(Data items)
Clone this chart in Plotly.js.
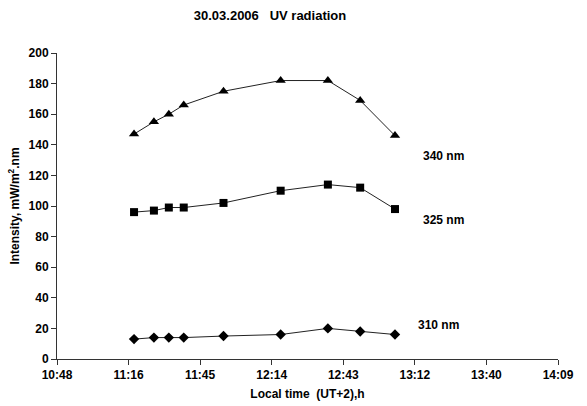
<!DOCTYPE html>
<html><head><meta charset="utf-8">
<script src="https://cdn.plot.ly/plotly-3.0.1.min.js"></script>
<style>body{margin:0;background:#fff}#chart{width:587px;height:406px}</style>
</head><body><div id="chart"></div>
<script>
const times = ["11:19","11:27","11:33","11:39","11:55","12:18","12:37","12:50","13:04"];
const uv340 = [147,155,160,166,175,182,182,169,146];
const uv325 = [96,97,99,99,102,110,114,112,98];
const uv310 = [13,14,14,14,15,16,20,18,16];
const tickTimes = ["10:48:00","11:16:48","11:45:36","12:14:24","12:43:12","13:12:00","13:40:48","14:09:36"];
const tickLabels = ["10:48","11:16","11:45","12:14","12:43","13:12","13:40","14:09"];
const seriesNames = ["340 nm","325 nm","310 nm"];
const day = "2006-03-30 ";
const xs = times.map(t => day + t);
const FONT = "'Liberation Sans Narrow', 'Arial Narrow', Arial, sans-serif";
function tr(y, sym, name, size){
  return {x: xs, y: y, type:'scatter', mode:'lines+markers', name:name,
    line:{color:'#222', width:1},
    marker:{symbol:sym, size:size, color:'#000'}};
}
const data = [tr(uv340,'triangle-up',seriesNames[0],9), tr(uv325,'square',seriesNames[1],8), tr(uv310,'diamond',seriesNames[2],8)];
const labelPos = [[day+"13:14:30",133],[day+"13:14:30",91],[day+"13:12:30",22]];
const layout = {
  width:587, height:406, showlegend:false,
  paper_bgcolor:'#fff', plot_bgcolor:'#fff',
  margin:{l:57, r:29, t:53, b:47},
  font:{family:FONT, color:'#000', size:12},
  title:{text:'<b>30.03.2006   UV radiation</b>', x:270/587, xanchor:'center', y:0.963, yanchor:'middle', font:{size:13, family:FONT}},
  xaxis:{type:'date', range:[day+tickTimes[0], day+tickTimes[7]], tickvals:tickTimes.map(t=>day+t), ticktext:tickLabels.map(s=>'<b>'+s+'</b>'),
    showgrid:false, zeroline:false, showline:true, linecolor:'#333', linewidth:1, ticks:'outside', ticklen:5, tickcolor:'#333',
    tickfont:{size:12}, title:{text:'<b>Local time  (UT+2),h</b>', font:{size:12}, standoff:8}},
  yaxis:{range:[0,200], dtick:20, tick0:0, showgrid:false, zeroline:false, showline:true, linecolor:'#333', linewidth:1, ticks:'outside', ticklen:5, tickcolor:'#333',
    tickfont:{size:12}, tickprefix:'<b>', ticksuffix:'</b>', title:{text:'<b>Intensity, mW/m<sup>2</sup>.nm</b>', font:{size:12}, standoff:6}},
  annotations: seriesNames.map((n,i)=>({x:labelPos[i][0], y:labelPos[i][1], xref:'x', yref:'y', text:'<b>'+n+'</b>', showarrow:false, xanchor:'left', font:{size:12}}))
};
Plotly.newPlot('chart', data, layout, {displayModeBar:false, staticPlot:true});
</script></body></html>
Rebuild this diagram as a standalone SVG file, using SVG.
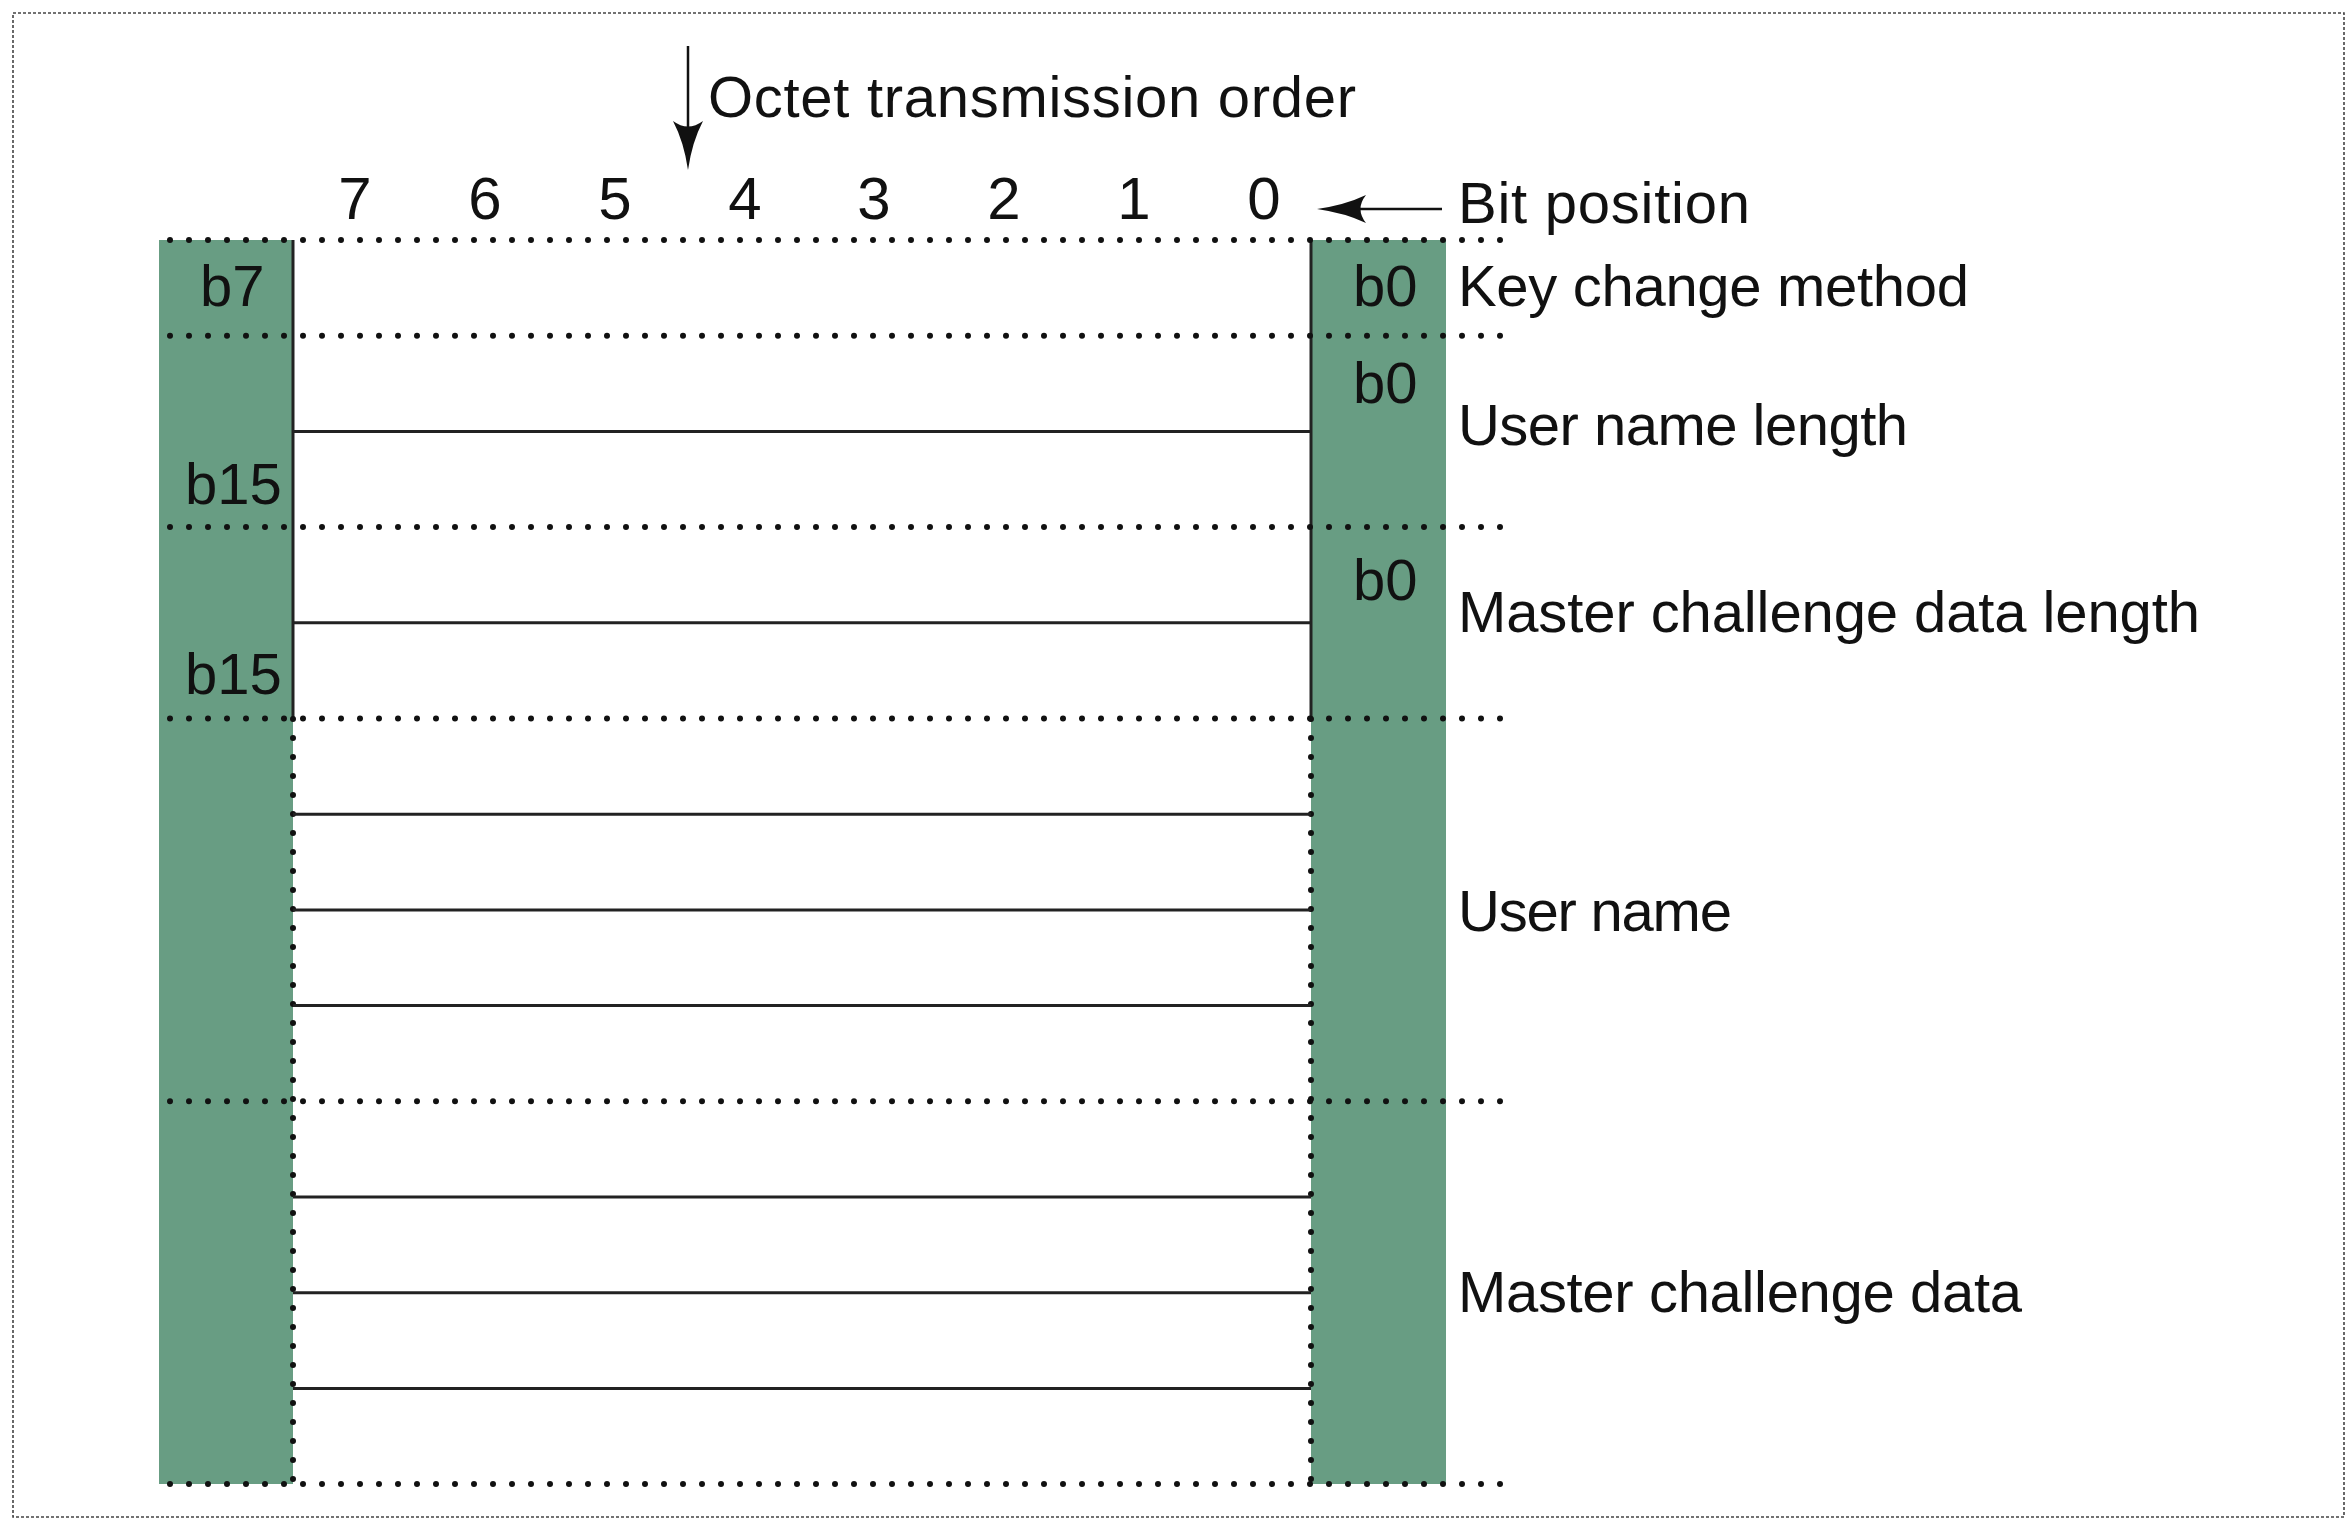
<svg xmlns="http://www.w3.org/2000/svg" width="2350" height="1518" viewBox="0 0 2350 1518">
<style>
.t{font-family:"Liberation Sans",Arial,sans-serif;font-size:58px;fill:#111}
.d{font-family:"Liberation Sans",Arial,sans-serif;font-size:60px;fill:#111;text-anchor:middle}
.dot{stroke:#111;stroke-width:6;stroke-linecap:round;stroke-dasharray:0 19;fill:none}
.sol{stroke:#222;stroke-width:3;fill:none}
.col{fill:#689d83}
.ln{stroke:#111;stroke-width:2.5;fill:none}
.ah{fill:#111}
</style>
<rect width="2350" height="1518" fill="#fff"/>
<rect x="13" y="13" width="2331" height="1504" fill="none" stroke="#444" stroke-width="1.6" stroke-dasharray="3 2"/>

<g id="columns">
<rect class="col" x="159" y="240" width="134" height="1244"/>
<rect class="col" x="1311" y="240" width="135" height="1244"/>
</g>

<g id="bit-positions">
<text class="d" x="355" y="219">7</text>
<text class="d" x="485" y="219">6</text>
<text class="d" x="615" y="219">5</text>
<text class="d" x="745" y="219">4</text>
<text class="d" x="874" y="219">3</text>
<text class="d" x="1004" y="219">2</text>
<text class="d" x="1134" y="219">1</text>
<text class="d" x="1264" y="219">0</text>
<text class="t" x="1458" y="223" textLength="292">Bit position</text>
</g>

<g id="octet-order">
<text class="t" x="708" y="117" textLength="648">Octet transmission order</text>
</g>

<g id="grid">
<line class="sol" x1="293" y1="240" x2="293" y2="719"/>
<line class="sol" x1="1311" y1="240" x2="1311" y2="719"/>
<line class="dot" x1="293" y1="719" x2="293" y2="1485"/>
<line class="dot" x1="1311" y1="719" x2="1311" y2="1485"/>
<line class="sol" x1="293" y1="431.4" x2="1311" y2="431.4"/>
<line class="sol" x1="293" y1="622.8" x2="1311" y2="622.8"/>
<line class="sol" x1="293" y1="814.2" x2="1311" y2="814.2"/>
<line class="sol" x1="293" y1="909.9" x2="1311" y2="909.9"/>
<line class="sol" x1="293" y1="1005.6" x2="1311" y2="1005.6"/>
<line class="sol" x1="293" y1="1197" x2="1311" y2="1197"/>
<line class="sol" x1="293" y1="1292.7" x2="1311" y2="1292.7"/>
<line class="sol" x1="293" y1="1388.4" x2="1311" y2="1388.4"/>
<line class="dot" x1="170" y1="240" x2="1501" y2="240"/>
<line class="dot" x1="170" y1="335.7" x2="1501" y2="335.7"/>
<line class="dot" x1="170" y1="527.1" x2="1501" y2="527.1"/>
<line class="dot" x1="170" y1="718.5" x2="1501" y2="718.5"/>
<line class="dot" x1="170" y1="1101.3" x2="1501" y2="1101.3"/>
<line class="dot" x1="170" y1="1484" x2="1501" y2="1484"/>
</g>

<g id="key-change-method">
<text class="t" x="200" y="306">b7</text>
<text class="t" x="1353" y="306">b0</text>
<text class="t" x="1458" y="306" textLength="511">Key change method</text>
</g>

<g id="user-name-length">
<text class="t" x="1353" y="403">b0</text>
<text class="t" x="185" y="504">b15</text>
<text class="t" x="1458" y="445" textLength="450">User name length</text>
</g>

<g id="master-challenge-data-length">
<text class="t" x="1353" y="600">b0</text>
<text class="t" x="185" y="694">b15</text>
<text class="t" x="1458" y="632" textLength="742">Master challenge data length</text>
</g>

<g id="user-name">
<text class="t" x="1458" y="931" textLength="274">User name</text>
</g>

<g id="master-challenge-data">
<text class="t" x="1458" y="1312" textLength="564">Master challenge data</text>
</g>

<g id="connectors">
<line class="ln" x1="688" y1="46" x2="688" y2="136"/>
<path class="ah" d="M688 170 Q684 142 673 121 Q688 132 703 121 Q692 142 688 170 Z"/>
<line class="ln" x1="1442" y1="209" x2="1354" y2="209"/>
<path class="ah" d="M1317 209 Q1345 205 1366 195 Q1355 209 1366 223 Q1345 213 1317 209 Z"/>
</g>
</svg>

WHAT YOU HAVE TO DO | Reproduce the whole listing word for word, setting aside any pictures.

FULL SOLUTION |
Clone this chart in Plotly.js.
<!DOCTYPE html>
<html><head><meta charset="utf-8">
<script src="https://cdn.plot.ly/plotly-3.0.1.min.js"></script>
<style>body{margin:0;background:#fff}#chart{width:587px;height:406px}</style>
</head><body><div id="chart"></div>
<script>
const times = ["11:19","11:27","11:33","11:39","11:55","12:18","12:37","12:50","13:04"];
const uv340 = [147,155,160,166,175,182,182,169,146];
const uv325 = [96,97,99,99,102,110,114,112,98];
const uv310 = [13,14,14,14,15,16,20,18,16];
const tickTimes = ["10:48:00","11:16:48","11:45:36","12:14:24","12:43:12","13:12:00","13:40:48","14:09:36"];
const tickLabels = ["10:48","11:16","11:45","12:14","12:43","13:12","13:40","14:09"];
const seriesNames = ["340 nm","325 nm","310 nm"];
const day = "2006-03-30 ";
const xs = times.map(t => day + t);
const FONT = "'Liberation Sans Narrow', 'Arial Narrow', Arial, sans-serif";
function tr(y, sym, name, size){
  return {x: xs, y: y, type:'scatter', mode:'lines+markers', name:name,
    line:{color:'#222', width:1},
    marker:{symbol:sym, size:size, color:'#000'}};
}
const data = [tr(uv340,'triangle-up',seriesNames[0],9), tr(uv325,'square',seriesNames[1],8), tr(uv310,'diamond',seriesNames[2],8)];
const labelPos = [[day+"13:14:30",133],[day+"13:14:30",91],[day+"13:12:30",22]];
const layout = {
  width:587, height:406, showlegend:false,
  paper_bgcolor:'#fff', plot_bgcolor:'#fff',
  margin:{l:57, r:29, t:53, b:47},
  font:{family:FONT, color:'#000', size:12},
  title:{text:'<b>30.03.2006   UV radiation</b>', x:270/587, xanchor:'center', y:0.963, yanchor:'middle', font:{size:13, family:FONT}},
  xaxis:{type:'date', range:[day+tickTimes[0], day+tickTimes[7]], tickvals:tickTimes.map(t=>day+t), ticktext:tickLabels.map(s=>'<b>'+s+'</b>'),
    showgrid:false, zeroline:false, showline:true, linecolor:'#333', linewidth:1, ticks:'outside', ticklen:5, tickcolor:'#333',
    tickfont:{size:12}, title:{text:'<b>Local time  (UT+2),h</b>', font:{size:12}, standoff:8}},
  yaxis:{range:[0,200], dtick:20, tick0:0, showgrid:false, zeroline:false, showline:true, linecolor:'#333', linewidth:1, ticks:'outside', ticklen:5, tickcolor:'#333',
    tickfont:{size:12}, tickprefix:'<b>', ticksuffix:'</b>', title:{text:'<b>Intensity, mW/m<sup>2</sup>.nm</b>', font:{size:12}, standoff:6}},
  annotations: seriesNames.map((n,i)=>({x:labelPos[i][0], y:labelPos[i][1], xref:'x', yref:'y', text:'<b>'+n+'</b>', showarrow:false, xanchor:'left', font:{size:12}}))
};
Plotly.newPlot('chart', data, layout, {displayModeBar:false, staticPlot:true});
</script></body></html>
Rebuild this diagram as a standalone SVG file, using SVG.
<svg xmlns="http://www.w3.org/2000/svg" width="2350" height="1518" viewBox="0 0 2350 1518">
<style>
.t{font-family:"Liberation Sans",Arial,sans-serif;font-size:58px;fill:#111}
.d{font-family:"Liberation Sans",Arial,sans-serif;font-size:60px;fill:#111;text-anchor:middle}
.dot{stroke:#111;stroke-width:6;stroke-linecap:round;stroke-dasharray:0 19;fill:none}
.sol{stroke:#222;stroke-width:3;fill:none}
.col{fill:#689d83}
.ln{stroke:#111;stroke-width:2.5;fill:none}
.ah{fill:#111}
</style>
<rect width="2350" height="1518" fill="#fff"/>
<rect x="13" y="13" width="2331" height="1504" fill="none" stroke="#444" stroke-width="1.6" stroke-dasharray="3 2"/>

<g id="columns">
<rect class="col" x="159" y="240" width="134" height="1244"/>
<rect class="col" x="1311" y="240" width="135" height="1244"/>
</g>

<g id="bit-positions">
<text class="d" x="355" y="219">7</text>
<text class="d" x="485" y="219">6</text>
<text class="d" x="615" y="219">5</text>
<text class="d" x="745" y="219">4</text>
<text class="d" x="874" y="219">3</text>
<text class="d" x="1004" y="219">2</text>
<text class="d" x="1134" y="219">1</text>
<text class="d" x="1264" y="219">0</text>
<text class="t" x="1458" y="223" textLength="292">Bit position</text>
</g>

<g id="octet-order">
<text class="t" x="708" y="117" textLength="648">Octet transmission order</text>
</g>

<g id="grid">
<line class="sol" x1="293" y1="240" x2="293" y2="719"/>
<line class="sol" x1="1311" y1="240" x2="1311" y2="719"/>
<line class="dot" x1="293" y1="719" x2="293" y2="1485"/>
<line class="dot" x1="1311" y1="719" x2="1311" y2="1485"/>
<line class="sol" x1="293" y1="431.4" x2="1311" y2="431.4"/>
<line class="sol" x1="293" y1="622.8" x2="1311" y2="622.8"/>
<line class="sol" x1="293" y1="814.2" x2="1311" y2="814.2"/>
<line class="sol" x1="293" y1="909.9" x2="1311" y2="909.9"/>
<line class="sol" x1="293" y1="1005.6" x2="1311" y2="1005.6"/>
<line class="sol" x1="293" y1="1197" x2="1311" y2="1197"/>
<line class="sol" x1="293" y1="1292.7" x2="1311" y2="1292.7"/>
<line class="sol" x1="293" y1="1388.4" x2="1311" y2="1388.4"/>
<line class="dot" x1="170" y1="240" x2="1501" y2="240"/>
<line class="dot" x1="170" y1="335.7" x2="1501" y2="335.7"/>
<line class="dot" x1="170" y1="527.1" x2="1501" y2="527.1"/>
<line class="dot" x1="170" y1="718.5" x2="1501" y2="718.5"/>
<line class="dot" x1="170" y1="1101.3" x2="1501" y2="1101.3"/>
<line class="dot" x1="170" y1="1484" x2="1501" y2="1484"/>
</g>

<g id="key-change-method">
<text class="t" x="200" y="306">b7</text>
<text class="t" x="1353" y="306">b0</text>
<text class="t" x="1458" y="306" textLength="511">Key change method</text>
</g>

<g id="user-name-length">
<text class="t" x="1353" y="403">b0</text>
<text class="t" x="185" y="504">b15</text>
<text class="t" x="1458" y="445" textLength="450">User name length</text>
</g>

<g id="master-challenge-data-length">
<text class="t" x="1353" y="600">b0</text>
<text class="t" x="185" y="694">b15</text>
<text class="t" x="1458" y="632" textLength="742">Master challenge data length</text>
</g>

<g id="user-name">
<text class="t" x="1458" y="931" textLength="274">User name</text>
</g>

<g id="master-challenge-data">
<text class="t" x="1458" y="1312" textLength="564">Master challenge data</text>
</g>

<g id="connectors">
<line class="ln" x1="688" y1="46" x2="688" y2="136"/>
<path class="ah" d="M688 170 Q684 142 673 121 Q688 132 703 121 Q692 142 688 170 Z"/>
<line class="ln" x1="1442" y1="209" x2="1354" y2="209"/>
<path class="ah" d="M1317 209 Q1345 205 1366 195 Q1355 209 1366 223 Q1345 213 1317 209 Z"/>
</g>
</svg>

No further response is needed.